The Chancellor of the Exchequer today delivered his Autumn Budget. Jon Lawes, Managing Director of Hitachi Capital Vehicle Solutions, responds.
Right from the opening of his speech, the Chancellor framed the Autumn Budget in terms of ‘challenges’ and ‘opportunities’. First came the challenge of Britain’s ongoing negotiations with the European Union. Then came the opportunity of a ‘technological revolution’ in which Britain can play a leading role.
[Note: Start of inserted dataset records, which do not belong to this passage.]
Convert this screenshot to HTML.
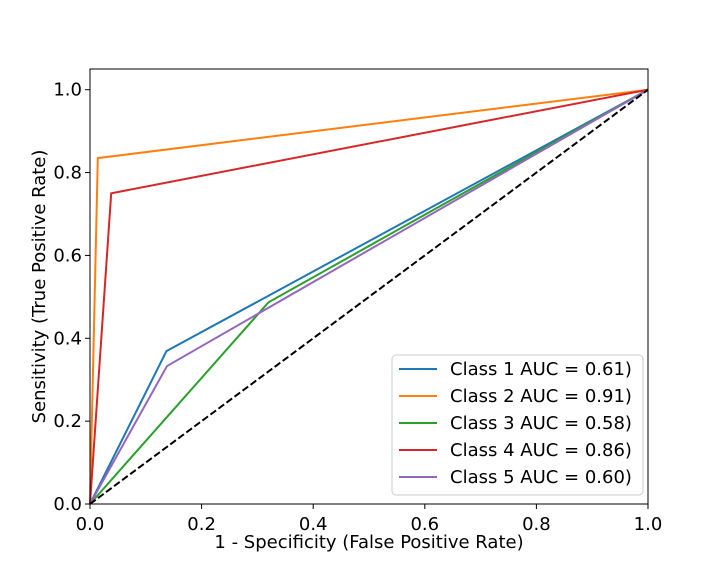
<!DOCTYPE html>
<html><head><meta charset="utf-8"><style>
body{margin:0;background:#fff;}
svg text{font-family:"DejaVu Sans","Liberation Sans",sans-serif;fill:#000;}
</style></head><body>
<svg id="chart" width="720" height="576" xmlns="http://www.w3.org/2000/svg">
<rect width="720" height="576" fill="#fff"/>
<g id="plot"></g>
</svg>
<script>
const classNames=["Class 1 AUC = 0.61)","Class 2 AUC = 0.91)","Class 3 AUC = 0.58)","Class 4 AUC = 0.86)","Class 5 AUC = 0.60)"];
const colors=["#1f77b4","#ff7f0e","#2ca02c","#d62728","#9467bd"];
const fprValues=[[0,0.137,1],[0,0.014,1],[0,0.32,1],[0,0.038,1],[0,0.138,1]];
const tprValues=[[0,0.369,1],[0,0.835,1],[0,0.487,1],[0,0.75,1],[0,0.333,1]];
const xTicks=[0,0.2,0.4,0.6,0.8,1.0];
const yTicks=[0,0.2,0.4,0.6,0.8,1.0];
const xTickLabels=["0.0","0.2","0.4","0.6","0.8","1.0"];
const yTickLabels=["0.0","0.2","0.4","0.6","0.8","1.0"];

const NS="http://www.w3.org/2000/svg";
const L=90,R=648,T=69,B=504;
const FS=18;
const sx=v=>L+v*(R-L);
const sy=v=>B-v/1.05*(B-T);
const g=document.getElementById('plot');
function mk(tag,attrs,parent){const e=document.createElementNS(NS,tag);for(const k in attrs)e.setAttribute(k,attrs[k]);(parent||g).appendChild(e);return e;}

classNames.forEach((n,i)=>{
  const pts=fprValues[i].map((x,j)=>sx(x)+','+sy(tprValues[i][j])).join(' ');
  const p=mk('polyline',{points:pts,fill:'none',stroke:colors[i],'stroke-width':2});
  
  
});
const d=mk('line',{x1:sx(0),y1:sy(0),x2:sx(1),y2:sy(1),stroke:'#000','stroke-width':2,'stroke-dasharray':'7,3'});



const fr=mk('rect',{x:L,y:T,width:R-L,height:B-T,fill:'none',stroke:'#000','stroke-width':1});



xTicks.forEach((v,i)=>{
  mk('line',{x1:sx(v),y1:B,x2:sx(v),y2:B+5,stroke:'#000'});
  const t=mk('text',{x:sx(v),y:B+26,'text-anchor':'middle','font-size':FS});
  t.textContent=xTickLabels[i];
  
  
});
yTicks.forEach((v,i)=>{
  mk('line',{x1:L-5,y1:sy(v),x2:L,y2:sy(v),stroke:'#000'});
  const t=mk('text',{x:L-8,y:sy(v)+6,'text-anchor':'end','font-size':FS});
  t.textContent=yTickLabels[i];
  
  
});
const xt=mk('text',{x:(L+R)/2,y:548,'text-anchor':'middle','font-size':FS});
xt.textContent='1 - Specificity (False Positive Rate)';


const yt=mk('text',{x:0,y:0,'text-anchor':'middle','font-size':FS,transform:'translate(45,'+((T+B)/2)+') rotate(-90)'});
yt.textContent='Sensitivity (True Positive Rate)';



const lg=mk('g',{});


mk('rect',{x:392,y:355,width:251,height:140,rx:4,fill:'#fff','fill-opacity':0.8,stroke:'#ccc'},lg);
classNames.forEach((n,i)=>{
  const y=369+i*27;
  const ln=mk('line',{x1:399,y1:y,x2:437,y2:y,stroke:colors[i],'stroke-width':2},lg);
  
  
  const t=mk('text',{x:450,y:y+6,'font-size':FS},lg);
  t.textContent=n;
  
  
});
</script>
</body></html>
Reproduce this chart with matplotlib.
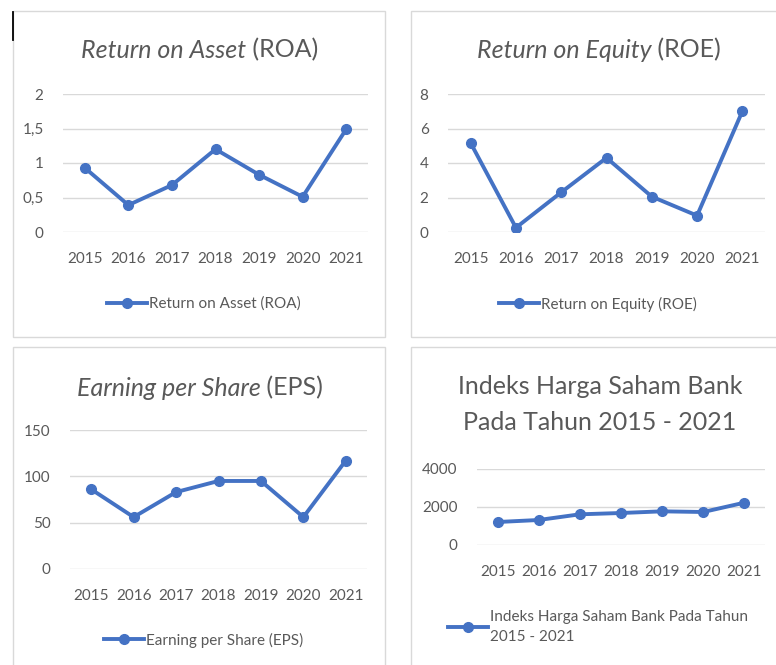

This dichotomy also applies for fleets and motorists. The greatest challenge in the Budget came in the form of higher diesel taxes. As of 1 April 2018, new diesel cars will be pushed into higher Vehicle Excise Duty bands. As of 6 April 2018, the diesel supplement applied to Company Car Tax (CCT) will be raised from 3% to 4%. Alongside other clean air measures that have been announced in recent months, these tax hikes make it even more important for organisations to review their fleet policies.
Another challenge is CCT in general. Although Philip Hammond announced the increased diesel supplement, he didn’t actually announce the main rates of CCT for 2021-22. This means that we now only have rates for the next three-and-a-half years, so employees entering into four-year leases don’t yet know the rates for the entire duration. It’ll be good to get some clarity on this over the coming weeks.
There were opportunities elsewhere in the Budget. For instance, the Chancellor is looking towards the future with his support for driverless cars.
However, as he put it himself, ‘our future vehicles will be driverless, but they’ll be electric first – and that’s a change that needs to come as soon as possible.’ Much like Hitachi Capital Vehicle Solutions, the Chancellor clearly recognises the potential of electric vehicles. He has stumped up an extra £200 million for investing in the country’s charging network, which he wants private companies to match. He has found £100 million to extend the lifespan of the Plug-In Car Grant to 2020. And he’s also confirmed that employees charging their vehicles at work will not face benefit-in-kind tax on the electricity they use. This is all encouraging news for fleets that want to go green.
But the Chancellor isn’t neglecting traditionally-fuelled motorists. He made it clear that his diesel tax hikes won’t affect van drivers. He also confirmed that the rate of Fuel Duty for diesel and petrol vehicles will be frozen 57.95 pence per litre for yet another year, until April 2019.
Now that we’ve had the Budget, the fleet industry will be turning its attention to the clean air policies that are coming from both national and local governments. As always, Hitachi Capital Vehicle Solutions will help its customers to meet the challenges and enjoy the opportunities that are yet to come.